Bayesian Statistics via Probabilistic Programming

Bayesian Statistics via Probabilistic Programming

Overview

Definition

This note illustrates the practical application of Bayesian Statistics using modern Probabilistic Programming frameworks. It bridges abstract Bayesian theory with computational implementation for real-world inference.


1. Bayesian A/B Testing

The Problem

Traditional frequentist approaches rely on p-values and binary decision rules. The Bayesian approach directly estimates the probability that one variant is superior to another (P(B>A)) and quantifies the expected uplift.

Implementation Example

import pymc as pm
import numpy as np

# Sample Data
visitors_A, conversions_A = 1000, 50
visitors_B, conversions_B = 1000, 65

with pm.Model() as ab_test:
    # Priors: Uniformative Beta priors (equivalent to Uniform[0,1])
    p_A = pm.Beta('p_A', alpha=1, beta=1)
    p_B = pm.Beta('p_B', alpha=1, beta=1)
    
    # Likelihoods: Binomial distribution
    obs_A = pm.Binomial('obs_A', n=visitors_A, p=p_A, observed=conversions_A)
    obs_B = pm.Binomial('obs_B', n=visitors_B, p=p_B, observed=conversions_B)
    
    # Deterministic: Difference
    delta = pm.Deterministic('delta', p_B - p_A)
    
    # Inference: MCMC Sampling
    trace = pm.sample(draws=2000, tune=1000)

# Analysis
prob_b_better = (trace.posterior['delta'] > 0).mean()
print(f"Probability B is better than A: {prob_b_better:.1%}")

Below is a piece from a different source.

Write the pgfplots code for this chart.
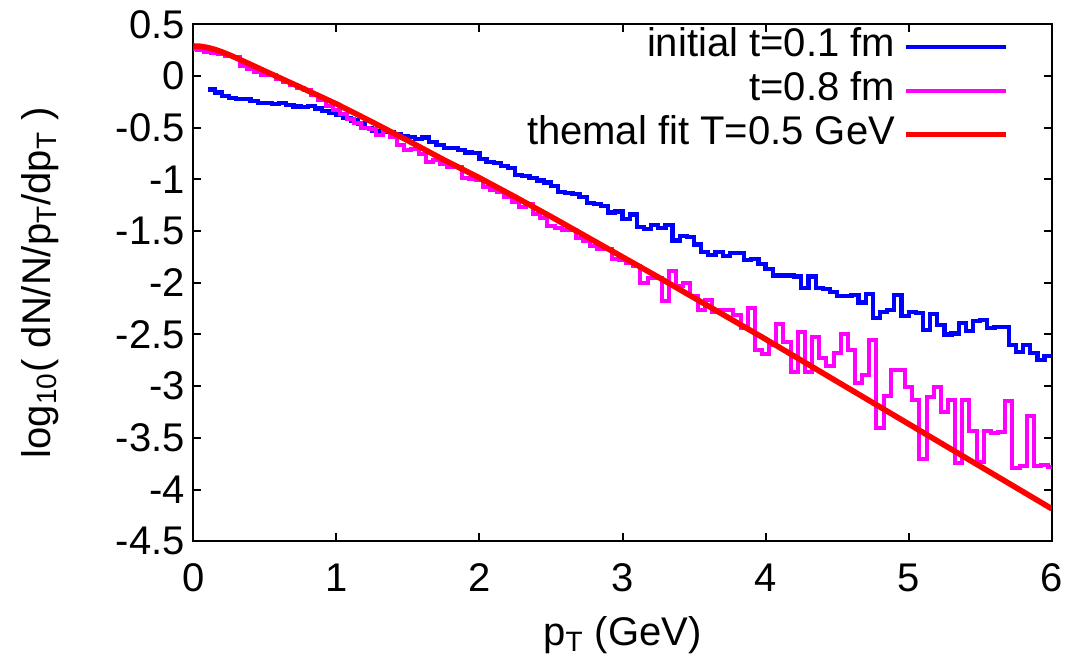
\documentclass[border=0pt]{standalone}
\usepackage{fontspec}
\setmainfont{Liberation Sans}
\usepackage{pgfplots}
\pgfplotsset{compat=1.18}
\usepackage{pgfplotstable}

\definecolor{cblue}{RGB}{0,0,255}
\definecolor{cmag}{RGB}{255,0,255}
\definecolor{cred}{RGB}{255,0,0}

% initial t=0.1 fm : left bin edges
\pgfplotstableread{
x y
0.10 -0.13
0.15 -0.16
0.20 -0.19
0.25 -0.21
0.30 -0.225
0.35 -0.22
0.40 -0.245
0.45 -0.26
0.50 -0.265
0.55 -0.27
0.60 -0.265
0.65 -0.28
0.70 -0.295
0.75 -0.30
0.80 -0.29
0.85 -0.315
0.90 -0.34
0.95 -0.355
1.00 -0.375
1.05 -0.41
1.10 -0.43
1.15 -0.46
1.20 -0.50
1.25 -0.53
1.30 -0.535
1.35 -0.54
1.40 -0.56
1.45 -0.58
1.50 -0.59
1.55 -0.61
1.60 -0.595
1.65 -0.635
1.70 -0.665
1.75 -0.70
1.80 -0.70
1.85 -0.715
1.90 -0.74
1.95 -0.745
2.00 -0.80
2.05 -0.83
2.10 -0.845
2.15 -0.87
2.20 -0.89
2.25 -0.955
2.30 -0.965
2.35 -0.99
2.40 -1.01
2.45 -1.03
2.50 -1.06
2.55 -1.12
2.60 -1.13
2.65 -1.14
2.70 -1.17
2.75 -1.225
2.80 -1.235
2.85 -1.26
2.90 -1.32
2.95 -1.31
3.00 -1.38
3.05 -1.34
3.10 -1.46
3.15 -1.48
3.20 -1.44
3.25 -1.47
3.30 -1.44
3.35 -1.59
3.40 -1.55
3.45 -1.56
3.50 -1.63
3.55 -1.70
3.60 -1.73
3.65 -1.70
3.70 -1.74
3.75 -1.71
3.80 -1.71
3.85 -1.78
3.90 -1.77
3.95 -1.82
4.00 -1.87
4.05 -1.93
4.10 -1.93
4.15 -1.93
4.20 -1.94
4.25 -2.05
4.30 -1.94
4.35 -2.05
4.40 -2.06
4.45 -2.09
4.50 -2.13
4.55 -2.13
4.60 -2.12
4.65 -2.19
4.70 -2.11
4.75 -2.34
4.80 -2.28
4.85 -2.26
4.90 -2.12
4.95 -2.32
5.00 -2.28
5.05 -2.29
5.10 -2.46
5.15 -2.30
5.20 -2.41
5.25 -2.50
5.30 -2.49
5.35 -2.39
5.40 -2.47
5.45 -2.37
5.50 -2.36
5.55 -2.44
5.60 -2.43
5.65 -2.43
5.70 -2.60
5.75 -2.67
5.80 -2.60
5.85 -2.68
5.90 -2.75
5.95 -2.71
6.00 -2.71
}\bluedata

% t=0.8 fm : bin centres
\pgfplotstableread{
x y
0.00 0.26
0.05 0.25
0.10 0.235
0.15 0.22
0.20 0.21
0.25 0.19
0.30 0.18
0.35 0.10
0.40 0.07
0.45 0.04
0.50 0.01
0.55 0.005
0.60 -0.03
0.65 -0.06
0.70 -0.09
0.75 -0.12
0.80 -0.14
0.85 -0.18
0.90 -0.23
0.95 -0.29
1.00 -0.33
1.05 -0.37
1.10 -0.42
1.15 -0.45
1.20 -0.50
1.25 -0.51
1.30 -0.57
1.35 -0.53
1.40 -0.59
1.45 -0.67
1.50 -0.715
1.55 -0.71
1.60 -0.75
1.65 -0.83
1.70 -0.81
1.75 -0.85
1.80 -0.88
1.85 -0.88
1.90 -0.99
1.95 -1.00
2.00 -1.01
2.05 -1.07
2.10 -1.10
2.15 -1.12
2.20 -1.17
2.25 -1.22
2.30 -1.27
2.35 -1.24
2.40 -1.33
2.45 -1.37
2.50 -1.45
2.55 -1.47
2.60 -1.49
2.65 -1.49
2.70 -1.57
2.75 -1.60
2.80 -1.64
2.85 -1.67
2.90 -1.67
2.95 -1.77
3.00 -1.78
3.05 -1.81
3.10 -1.84
3.15 -2.00
3.20 -1.95
3.25 -1.95
3.30 -2.18
3.35 -1.89
3.40 -2.03
3.45 -2.00
3.50 -2.13
3.55 -2.26
3.60 -2.17
3.65 -2.28
3.70 -2.26
3.75 -2.26
3.80 -2.31
3.85 -2.44
3.90 -2.24
3.95 -2.65
4.00 -2.69
4.05 -2.60
4.10 -2.40
4.15 -2.57
4.20 -2.86
4.25 -2.48
4.30 -2.86
4.35 -2.52
4.40 -2.73
4.45 -2.80
4.50 -2.68
4.55 -2.50
4.60 -2.65
4.65 -2.97
4.70 -2.89
4.75 -2.55
4.80 -3.40
4.85 -3.09
4.90 -2.84
4.95 -2.84
5.00 -3.01
5.05 -3.13
5.10 -3.70
5.15 -3.10
5.20 -3.01
5.25 -3.25
5.30 -3.13
5.35 -3.74
5.40 -3.13
5.45 -3.43
5.50 -3.73
5.55 -3.43
5.60 -3.45
5.65 -3.44
5.70 -3.14
5.75 -3.79
5.80 -3.77
5.85 -3.29
5.90 -3.77
5.95 -3.76
6.00 -3.78
}\magdata

% thermal fit
\pgfplotstableread{
x y
0.00 0.290
0.05 0.287
0.10 0.275
0.15 0.257
0.20 0.233
0.25 0.205
0.30 0.175
0.40 0.112
0.50 0.048
0.60 -0.015
0.70 -0.078
0.80 -0.142
0.90 -0.206
1.00 -0.270
1.25 -0.445
1.50 -0.625
1.75 -0.810
2.00 -0.985
2.25 -1.170
2.50 -1.360
2.75 -1.555
3.00 -1.750
3.25 -1.945
3.50 -2.145
3.75 -2.345
4.00 -2.545
4.25 -2.750
4.50 -2.955
4.75 -3.160
5.00 -3.365
5.25 -3.570
5.50 -3.775
5.75 -3.980
6.00 -4.185
}\reddata

\begin{document}
\begin{tikzpicture}
\begin{axis}[
  scale only axis,
  width=429.2pt, height=258.5pt,
  xmin=0, xmax=6, ymin=-4.5, ymax=0.5,
  xtick={0,1,2,3,4,5,6},
  xticklabels={0,1,2,3,4,5,6},
  ytick={-4.5,-4,-3.5,-3,-2.5,-2,-1.5,-1,-0.5,0,0.5},
  yticklabels={-4.5,-4,-3.5,-3,-2.5,-2,-1.5,-1,-0.5,0,0.5},
  tick align=inside,
  major tick length=4pt,
  every tick/.style={black, line width=1pt},
  axis line style={black, line width=1pt},
  tick label style={font=\fontsize{20}{24}\selectfont},
  yticklabel style={inner sep=0pt, xshift=-4pt},
  xticklabel style={inner sep=0pt, yshift=-11pt},
  label style={font=\fontsize{20}{24}\selectfont},
  xlabel={p\textsubscript{T} (GeV)},
  ylabel={log\textsubscript{10}( dN/N/p\textsubscript{T}/dp\textsubscript{T} )},
  xlabel style={at={(rel axis cs:0.5,-0.1812)}, anchor=center},
  ylabel style={at={(rel axis cs:-0.1786,0.5)}, anchor=center},
  legend style={draw=none, fill=none, at={(rel axis cs:1,1)}, anchor=north east,
    xshift=-21.35pt, yshift=0pt, inner sep=0pt, row sep=0pt, column sep=2pt,
    nodes={inner sep=2pt, text height=14pt, text depth=4pt},
    font=\fontsize{20}{24}\selectfont},
  legend cell align=right,
  legend plot pos=right,
  legend image code/.code={\draw[#1] (0pt,0pt) -- (50pt,0pt);},
]
\addplot[cblue, line width=2.1pt, const plot mark left] table[x=x,y=y] {\bluedata};
\addlegendentry{initial t=0.1 fm}
\addplot[cmag, line width=2.0pt, const plot mark mid] table[x=x,y=y] {\magdata};
\addlegendentry{t=0.8 fm}
\addplot[cred, line width=2.8pt] table[x=x,y=y] {\reddata};
\addlegendentry{themal fit T=0.5 GeV}
\end{axis}
\path ([xshift=-96.65pt,yshift=-61.35pt]current axis.south west) rectangle ([xshift=9.15pt,yshift=12.15pt]current axis.north east);
\end{tikzpicture}
\end{document}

2. Bayesian Linear Regression

Unlike OLS, which provides point estimates, Bayesian regression yields full posterior distributions for coefficients, allowing for robust uncertainty quantification.

with pm.Model() as linear_model:
    # Priors for unknown model parameters
    alpha = pm.Normal('alpha', mu=0, sigma=10)
    beta = pm.Normal('beta', mu=0, sigma=10)
    sigma = pm.HalfNormal('sigma', sigma=1)
    
    # Expected value of outcome
    mu = alpha + beta * X
    
    # Likelihood (Sampling distribution) of observations
    y_obs = pm.Normal('y', mu=mu, sigma=sigma, observed=y)
    
    # Inference
    trace = pm.sample()

3. Hierarchical Examples

Hierarchical (Multilevel) Models are a hallmark of Bayesian analysis, allowing information sharing (partial pooling) across groups.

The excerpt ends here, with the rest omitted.